Conditional spatially averaged turbulence and dispersion characteristics in flow over two-dimensional dunes

Conditional turbulence and dispersion characteristics in flow over a series of two-dimensional dunes are analyzed by applying the spatial averaging methodology. To this end, the flow data measured over an array of points on the vertical central plane were used. The manifestation of the wake-interference flow over dunes, including the boundary layer diffusion, flow separation, and flow reattachment, is demonstrated by overlapping the vorticity contours on the velocity vector diagram.
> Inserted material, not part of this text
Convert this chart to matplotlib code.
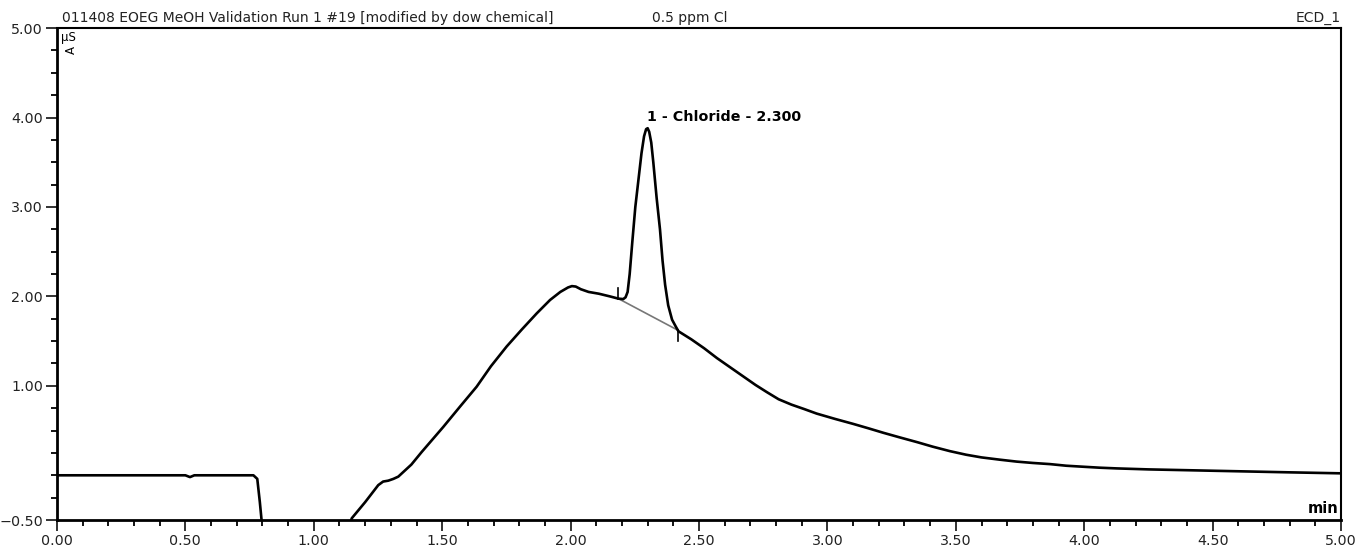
import matplotlib.pyplot as plt
from matplotlib.ticker import MultipleLocator, FixedLocator

# chromatogram trace (min, uS)
time = [0.00, 0.50, 0.518, 0.535, 0.765, 0.78, 0.79, 0.80, 0.85, 1.10, 1.14,
        1.148, 1.20, 1.251, 1.27, 1.29, 1.31, 1.329, 1.38, 1.42, 1.504, 1.57,
        1.634, 1.69, 1.751, 1.81, 1.868, 1.92, 1.96, 1.99, 2.005, 2.02,
        2.04, 2.07, 2.11, 2.153, 2.186, 2.205, 2.214, 2.222, 2.230, 2.240,
        2.252, 2.264, 2.276, 2.286, 2.294, 2.300, 2.306, 2.314, 2.322,
        2.335, 2.348, 2.358, 2.368, 2.380, 2.395, 2.410, 2.420, 2.47, 2.52,
        2.57, 2.62, 2.67, 2.72, 2.764, 2.81, 2.86, 2.91, 2.958, 3.03, 3.10,
        3.16, 3.218, 3.28, 3.35, 3.41, 3.477, 3.54, 3.60, 3.67, 3.737, 3.80,
        3.867, 3.93, 4.00, 4.06, 4.127, 4.25, 4.40, 4.516, 4.65, 4.80, 5.00]
signal = [0.0, 0.0, -0.02, 0.0, 0.0, -0.04, -0.3, -0.6, -1.0, -1.0, -0.55,
          -0.48, -0.30, -0.11, -0.07, -0.06, -0.04, -0.015, 0.12, 0.26, 0.54, 0.77,
          0.99, 1.22, 1.44, 1.63, 1.81, 1.96, 2.05, 2.10, 2.115, 2.11,
          2.08, 2.05, 2.03, 2.00, 1.975, 1.97, 1.99, 2.05, 2.25, 2.60,
          3.00, 3.30, 3.60, 3.79, 3.87, 3.88, 3.84, 3.72, 3.50,
          3.10, 2.75, 2.40, 2.13, 1.90, 1.74, 1.66, 1.61, 1.52, 1.42,
          1.31, 1.21, 1.11, 1.01, 0.93, 0.85, 0.79, 0.74, 0.69, 0.63, 0.575,
          0.525, 0.475, 0.425, 0.37, 0.32, 0.27, 0.23, 0.20, 0.175, 0.153, 0.138,
          0.125, 0.107, 0.095, 0.085, 0.077, 0.066, 0.057, 0.05, 0.042, 0.033, 0.022]

# integration baseline of peak 1
base_t = [2.186, 2.419]
base_y = [1.975, 1.62]
peak_name = "1 - Chloride - 2.300"
peak_t = 2.300
peak_h = 3.88

yticks = [-0.5, 1.0, 2.0, 3.0, 4.0, 5.0]

fig = plt.figure(figsize=(13.56, 5.5), dpi=100)
ax = fig.add_axes([0.042, 0.0545, 0.947, 0.8945])

ax.plot(base_t, base_y, color="#777777", lw=1.2, zorder=2)
# delimiter ticks at peak start (up) and end (down)
ax.plot([base_t[0], base_t[0]], [base_y[0], base_y[0] + 0.12], color="black", lw=1.2, zorder=3)
ax.plot([base_t[1], base_t[1]], [base_y[1], base_y[1] - 0.12], color="black", lw=1.2, zorder=3)
ax.plot(time, signal, color="black", lw=1.9, zorder=4, solid_joinstyle="round")

ax.text(peak_t - 0.003, peak_h + 0.05, peak_name, fontsize=10.3, fontweight="bold",
        ha="left", va="bottom")

ax.set_xlim(0, 5)
ax.set_ylim(-0.5, 5.0)
ax.xaxis.set_major_locator(MultipleLocator(0.5))
ax.xaxis.set_minor_locator(MultipleLocator(0.1))
ax.yaxis.set_major_locator(FixedLocator(yticks))
ax.yaxis.set_minor_locator(MultipleLocator(0.25))
ax.xaxis.set_major_formatter(lambda v, p: "%.2f" % v)
ax.yaxis.set_major_formatter(lambda v, p: ("\u22120.50" if v < 0 else "%.2f" % v))

ax.tick_params(which="major", length=8, width=1.3, labelsize=10.3, pad=2, colors="#222222")
ax.tick_params(which="minor", length=4, width=1.3)
ax.tick_params(axis="x", which="both", labelcolor="#222222")

for s in ["left", "bottom"]:
    ax.spines[s].set_linewidth(2.0)
for s in ["top", "right"]:
    ax.spines[s].set_linewidth(1.5)

fig.text(62 / 1356, 1 - 22 / 550, "011408 EOEG MeOH Validation Run 1 #19 [modified by dow chemical]",
         fontsize=10, ha="left", va="baseline", color="#222222")
fig.text(690 / 1356, 1 - 22 / 550, "0.5 ppm Cl", fontsize=10, ha="center", va="baseline", color="#222222")
fig.text(1341 / 1356, 1 - 22 / 550, "ECD_1", fontsize=10, ha="right", va="baseline", color="#222222")

ax.text(0.003, 0.993, "\u00b5S", transform=ax.transAxes, fontsize=8.5, ha="left", va="top")
ax.text(0.006, 0.963, "A", transform=ax.transAxes, fontsize=8.5, rotation=90, ha="left", va="top")
ax.text(0.998, 0.008, "min", transform=ax.transAxes, fontsize=10.5, fontweight="bold",
        ha="right", va="bottom")

fig.savefig("out.png", dpi=100)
The vertical distributions of the spatially averaged (SA) streamwise velocity, Reynolds shear and normal stresses, dispersive shear and normal stresses, turbulent kinetic energy (TKE) fluxes, and dispersive kinetic energy (DKE) fluxes are analyzed. It is recognized that the dominance of the conditional SA streamwise velocity associated with the temporal sweep events causes the flow to accelerate temporally. The conditional SA Reynolds stresses and TKE fluxes associated with the temporal ejection events are dominant above the dune crest, whereas those associated with the temporal sweep events are the governing mechanism below the crest. An examination of the conditional dispersive normal stresses and the DKE fluxes reveals that within the upper portion of the roughness sublayer, the dispersive ejection events are the key flow dispersion mechanism, whereas near the dune trough, the dispersive outward interaction events prevail. Furthermore, the temporal ejection events are found to be more persistent, but less frequent, than the temporal sweep events. Besides, the frequencies of the occurrences of the temporal bursting events are higher below the crest than those above it, suggesting the flow to be more turbulent below the crest.